EXERCISE DETAILS → Set down, please, exactly the lines below that run from the line with "Write a component" to the line with "import * as", both lines included.

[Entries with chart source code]

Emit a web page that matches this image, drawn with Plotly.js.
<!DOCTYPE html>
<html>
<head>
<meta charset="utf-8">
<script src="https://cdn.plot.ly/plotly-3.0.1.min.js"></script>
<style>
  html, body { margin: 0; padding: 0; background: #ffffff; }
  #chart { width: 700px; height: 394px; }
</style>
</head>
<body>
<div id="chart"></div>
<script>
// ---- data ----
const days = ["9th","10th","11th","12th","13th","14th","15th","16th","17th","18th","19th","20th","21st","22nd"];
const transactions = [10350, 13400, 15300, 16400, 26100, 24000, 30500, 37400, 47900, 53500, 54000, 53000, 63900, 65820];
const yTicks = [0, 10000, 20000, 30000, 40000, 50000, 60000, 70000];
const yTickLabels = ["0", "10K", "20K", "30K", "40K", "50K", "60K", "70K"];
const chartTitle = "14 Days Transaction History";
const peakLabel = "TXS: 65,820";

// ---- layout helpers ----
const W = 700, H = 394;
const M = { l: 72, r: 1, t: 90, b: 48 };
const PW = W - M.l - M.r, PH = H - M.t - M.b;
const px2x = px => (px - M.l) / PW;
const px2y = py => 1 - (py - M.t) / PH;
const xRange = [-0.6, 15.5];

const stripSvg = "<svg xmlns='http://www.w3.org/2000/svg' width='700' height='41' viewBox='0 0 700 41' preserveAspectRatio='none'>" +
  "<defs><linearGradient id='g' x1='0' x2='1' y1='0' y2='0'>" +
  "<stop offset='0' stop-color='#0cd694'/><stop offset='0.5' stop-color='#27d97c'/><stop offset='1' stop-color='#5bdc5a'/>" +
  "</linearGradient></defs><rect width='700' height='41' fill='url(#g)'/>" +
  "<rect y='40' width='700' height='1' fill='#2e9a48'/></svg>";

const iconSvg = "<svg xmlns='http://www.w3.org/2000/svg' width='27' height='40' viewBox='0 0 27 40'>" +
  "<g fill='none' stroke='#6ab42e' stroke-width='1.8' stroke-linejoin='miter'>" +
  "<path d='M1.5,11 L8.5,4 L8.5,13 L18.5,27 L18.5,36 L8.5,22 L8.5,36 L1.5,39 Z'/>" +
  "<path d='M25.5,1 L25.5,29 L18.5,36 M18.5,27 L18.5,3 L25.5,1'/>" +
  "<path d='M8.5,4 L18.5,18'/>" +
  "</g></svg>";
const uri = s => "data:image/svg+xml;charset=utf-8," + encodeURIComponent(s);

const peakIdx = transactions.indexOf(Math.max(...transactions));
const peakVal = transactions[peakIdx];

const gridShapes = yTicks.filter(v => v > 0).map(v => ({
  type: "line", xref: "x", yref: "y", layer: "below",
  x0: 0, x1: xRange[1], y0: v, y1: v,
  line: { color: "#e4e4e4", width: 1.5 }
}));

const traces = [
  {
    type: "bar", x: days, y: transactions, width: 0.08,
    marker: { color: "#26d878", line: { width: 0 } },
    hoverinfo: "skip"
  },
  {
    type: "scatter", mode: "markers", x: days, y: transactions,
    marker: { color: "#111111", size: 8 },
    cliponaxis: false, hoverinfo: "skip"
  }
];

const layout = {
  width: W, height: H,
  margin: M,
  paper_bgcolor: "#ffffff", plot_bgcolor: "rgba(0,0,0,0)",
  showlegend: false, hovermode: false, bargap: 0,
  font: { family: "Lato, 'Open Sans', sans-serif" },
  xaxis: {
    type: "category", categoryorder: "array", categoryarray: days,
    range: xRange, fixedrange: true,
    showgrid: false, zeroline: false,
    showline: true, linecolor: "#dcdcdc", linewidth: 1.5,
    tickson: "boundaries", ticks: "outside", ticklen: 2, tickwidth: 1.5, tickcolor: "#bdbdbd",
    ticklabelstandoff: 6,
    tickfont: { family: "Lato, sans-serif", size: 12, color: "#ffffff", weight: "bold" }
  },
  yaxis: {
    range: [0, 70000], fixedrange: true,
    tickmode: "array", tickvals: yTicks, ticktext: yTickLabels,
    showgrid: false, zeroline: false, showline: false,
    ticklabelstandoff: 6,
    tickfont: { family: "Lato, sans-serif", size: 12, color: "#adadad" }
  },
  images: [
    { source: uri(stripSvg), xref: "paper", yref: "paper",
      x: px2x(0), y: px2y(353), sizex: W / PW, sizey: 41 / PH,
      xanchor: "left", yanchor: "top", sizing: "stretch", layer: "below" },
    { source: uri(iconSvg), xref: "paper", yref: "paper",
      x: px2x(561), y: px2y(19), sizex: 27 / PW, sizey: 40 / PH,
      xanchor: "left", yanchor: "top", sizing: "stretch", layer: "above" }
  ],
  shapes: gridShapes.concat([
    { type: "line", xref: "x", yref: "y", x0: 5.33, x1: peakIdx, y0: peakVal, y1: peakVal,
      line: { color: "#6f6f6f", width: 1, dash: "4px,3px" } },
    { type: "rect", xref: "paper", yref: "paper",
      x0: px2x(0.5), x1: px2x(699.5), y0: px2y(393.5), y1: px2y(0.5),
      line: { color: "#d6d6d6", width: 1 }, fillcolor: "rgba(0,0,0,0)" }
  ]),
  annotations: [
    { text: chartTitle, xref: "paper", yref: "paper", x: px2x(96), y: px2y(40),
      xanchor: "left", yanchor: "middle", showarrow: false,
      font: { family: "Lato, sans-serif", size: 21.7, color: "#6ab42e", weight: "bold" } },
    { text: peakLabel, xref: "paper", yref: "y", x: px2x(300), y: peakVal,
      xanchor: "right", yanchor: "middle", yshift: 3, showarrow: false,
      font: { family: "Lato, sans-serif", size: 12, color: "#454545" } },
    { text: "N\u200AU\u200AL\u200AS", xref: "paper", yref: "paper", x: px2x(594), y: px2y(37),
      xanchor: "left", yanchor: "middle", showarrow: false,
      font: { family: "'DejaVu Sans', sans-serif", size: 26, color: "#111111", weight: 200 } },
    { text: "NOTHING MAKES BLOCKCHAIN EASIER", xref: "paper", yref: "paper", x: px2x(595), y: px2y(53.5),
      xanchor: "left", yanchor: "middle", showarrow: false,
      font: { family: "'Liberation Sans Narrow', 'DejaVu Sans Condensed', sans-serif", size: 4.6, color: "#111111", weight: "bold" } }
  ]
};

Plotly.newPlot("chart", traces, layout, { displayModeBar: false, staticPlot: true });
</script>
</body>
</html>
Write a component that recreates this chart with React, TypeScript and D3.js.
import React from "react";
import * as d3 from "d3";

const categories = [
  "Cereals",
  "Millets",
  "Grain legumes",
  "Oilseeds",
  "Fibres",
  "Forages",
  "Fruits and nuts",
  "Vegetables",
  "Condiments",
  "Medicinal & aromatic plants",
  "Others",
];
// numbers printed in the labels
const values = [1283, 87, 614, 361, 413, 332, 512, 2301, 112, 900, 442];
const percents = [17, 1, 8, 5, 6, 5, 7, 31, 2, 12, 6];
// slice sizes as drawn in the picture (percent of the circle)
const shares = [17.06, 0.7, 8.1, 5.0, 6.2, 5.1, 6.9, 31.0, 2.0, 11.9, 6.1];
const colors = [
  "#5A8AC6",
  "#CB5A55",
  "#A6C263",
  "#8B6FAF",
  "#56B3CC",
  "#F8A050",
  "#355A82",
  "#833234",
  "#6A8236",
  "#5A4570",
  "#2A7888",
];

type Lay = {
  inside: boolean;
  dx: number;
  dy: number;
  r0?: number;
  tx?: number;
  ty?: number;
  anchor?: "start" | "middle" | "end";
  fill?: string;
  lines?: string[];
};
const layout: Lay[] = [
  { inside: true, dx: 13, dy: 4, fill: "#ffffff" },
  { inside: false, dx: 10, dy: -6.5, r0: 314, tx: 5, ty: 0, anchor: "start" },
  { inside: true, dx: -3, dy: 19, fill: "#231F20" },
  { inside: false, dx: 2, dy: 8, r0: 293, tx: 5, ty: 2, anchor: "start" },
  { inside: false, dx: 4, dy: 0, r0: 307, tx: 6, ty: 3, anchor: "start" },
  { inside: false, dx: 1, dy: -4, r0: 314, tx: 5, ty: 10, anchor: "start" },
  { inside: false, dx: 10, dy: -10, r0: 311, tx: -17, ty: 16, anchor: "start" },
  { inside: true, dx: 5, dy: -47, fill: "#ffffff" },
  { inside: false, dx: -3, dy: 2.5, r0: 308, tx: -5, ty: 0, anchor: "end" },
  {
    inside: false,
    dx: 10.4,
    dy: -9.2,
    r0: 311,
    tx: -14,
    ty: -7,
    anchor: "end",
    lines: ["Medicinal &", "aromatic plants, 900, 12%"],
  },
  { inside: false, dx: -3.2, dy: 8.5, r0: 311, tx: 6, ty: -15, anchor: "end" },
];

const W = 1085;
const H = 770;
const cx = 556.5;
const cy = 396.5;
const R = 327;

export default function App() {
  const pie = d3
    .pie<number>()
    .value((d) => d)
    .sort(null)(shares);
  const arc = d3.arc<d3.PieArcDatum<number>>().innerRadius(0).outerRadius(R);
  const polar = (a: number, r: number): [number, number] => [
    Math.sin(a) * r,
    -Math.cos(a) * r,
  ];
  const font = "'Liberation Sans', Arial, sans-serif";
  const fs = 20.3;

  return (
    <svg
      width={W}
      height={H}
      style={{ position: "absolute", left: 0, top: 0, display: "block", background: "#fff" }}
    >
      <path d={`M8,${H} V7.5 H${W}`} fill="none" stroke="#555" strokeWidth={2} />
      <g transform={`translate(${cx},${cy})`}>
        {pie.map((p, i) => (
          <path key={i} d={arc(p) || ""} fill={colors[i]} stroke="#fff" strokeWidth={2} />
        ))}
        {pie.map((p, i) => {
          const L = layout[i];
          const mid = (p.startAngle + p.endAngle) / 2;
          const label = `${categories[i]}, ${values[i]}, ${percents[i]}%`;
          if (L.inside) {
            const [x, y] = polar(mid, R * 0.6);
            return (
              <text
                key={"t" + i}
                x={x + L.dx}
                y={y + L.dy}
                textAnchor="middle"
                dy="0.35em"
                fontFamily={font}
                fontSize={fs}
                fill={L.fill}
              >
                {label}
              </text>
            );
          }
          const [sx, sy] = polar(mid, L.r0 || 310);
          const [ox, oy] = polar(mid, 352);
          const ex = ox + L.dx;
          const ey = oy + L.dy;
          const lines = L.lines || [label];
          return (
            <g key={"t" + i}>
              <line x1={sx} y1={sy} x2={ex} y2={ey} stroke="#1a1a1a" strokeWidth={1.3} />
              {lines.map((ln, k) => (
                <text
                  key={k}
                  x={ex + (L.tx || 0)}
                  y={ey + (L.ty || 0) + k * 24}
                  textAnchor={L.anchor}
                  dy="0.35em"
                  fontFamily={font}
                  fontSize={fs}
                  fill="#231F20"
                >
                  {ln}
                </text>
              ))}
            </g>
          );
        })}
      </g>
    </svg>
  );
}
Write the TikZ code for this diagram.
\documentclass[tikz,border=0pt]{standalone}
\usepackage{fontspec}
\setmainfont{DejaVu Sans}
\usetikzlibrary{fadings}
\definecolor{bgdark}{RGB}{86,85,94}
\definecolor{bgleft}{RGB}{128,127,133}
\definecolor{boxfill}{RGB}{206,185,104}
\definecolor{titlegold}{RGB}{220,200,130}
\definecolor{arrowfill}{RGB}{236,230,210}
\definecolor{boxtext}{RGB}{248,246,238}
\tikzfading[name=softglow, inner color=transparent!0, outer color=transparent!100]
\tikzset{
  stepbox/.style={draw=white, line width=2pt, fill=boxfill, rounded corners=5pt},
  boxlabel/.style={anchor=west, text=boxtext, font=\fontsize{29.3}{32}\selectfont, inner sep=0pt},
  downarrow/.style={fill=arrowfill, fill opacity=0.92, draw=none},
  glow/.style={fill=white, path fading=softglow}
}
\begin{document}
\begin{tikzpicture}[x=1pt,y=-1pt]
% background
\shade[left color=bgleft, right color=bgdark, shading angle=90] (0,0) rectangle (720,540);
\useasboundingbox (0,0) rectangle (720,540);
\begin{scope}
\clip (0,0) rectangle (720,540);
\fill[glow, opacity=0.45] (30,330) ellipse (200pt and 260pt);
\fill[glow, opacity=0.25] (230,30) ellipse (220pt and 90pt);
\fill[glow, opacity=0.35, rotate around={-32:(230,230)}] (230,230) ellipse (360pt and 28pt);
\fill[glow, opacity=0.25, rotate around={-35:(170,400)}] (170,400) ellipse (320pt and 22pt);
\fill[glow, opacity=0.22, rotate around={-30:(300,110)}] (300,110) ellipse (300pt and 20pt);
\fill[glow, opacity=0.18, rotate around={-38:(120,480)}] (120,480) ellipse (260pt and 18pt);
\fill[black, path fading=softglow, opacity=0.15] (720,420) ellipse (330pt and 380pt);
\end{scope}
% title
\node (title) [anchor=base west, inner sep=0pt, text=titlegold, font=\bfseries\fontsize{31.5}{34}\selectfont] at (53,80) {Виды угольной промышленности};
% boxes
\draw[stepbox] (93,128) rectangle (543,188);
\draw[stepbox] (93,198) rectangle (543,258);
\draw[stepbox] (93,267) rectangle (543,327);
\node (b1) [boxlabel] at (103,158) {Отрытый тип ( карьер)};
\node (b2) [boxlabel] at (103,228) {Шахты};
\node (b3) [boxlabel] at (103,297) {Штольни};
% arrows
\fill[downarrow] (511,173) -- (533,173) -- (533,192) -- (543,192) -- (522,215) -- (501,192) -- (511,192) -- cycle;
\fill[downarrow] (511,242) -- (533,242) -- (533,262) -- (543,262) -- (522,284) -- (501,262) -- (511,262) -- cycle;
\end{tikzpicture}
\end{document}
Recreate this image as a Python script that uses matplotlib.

FULL RESPONSE →
Write a component that recreates this chart with React, TypeScript and D3.js.
import React from "react";
import * as d3 from "d3";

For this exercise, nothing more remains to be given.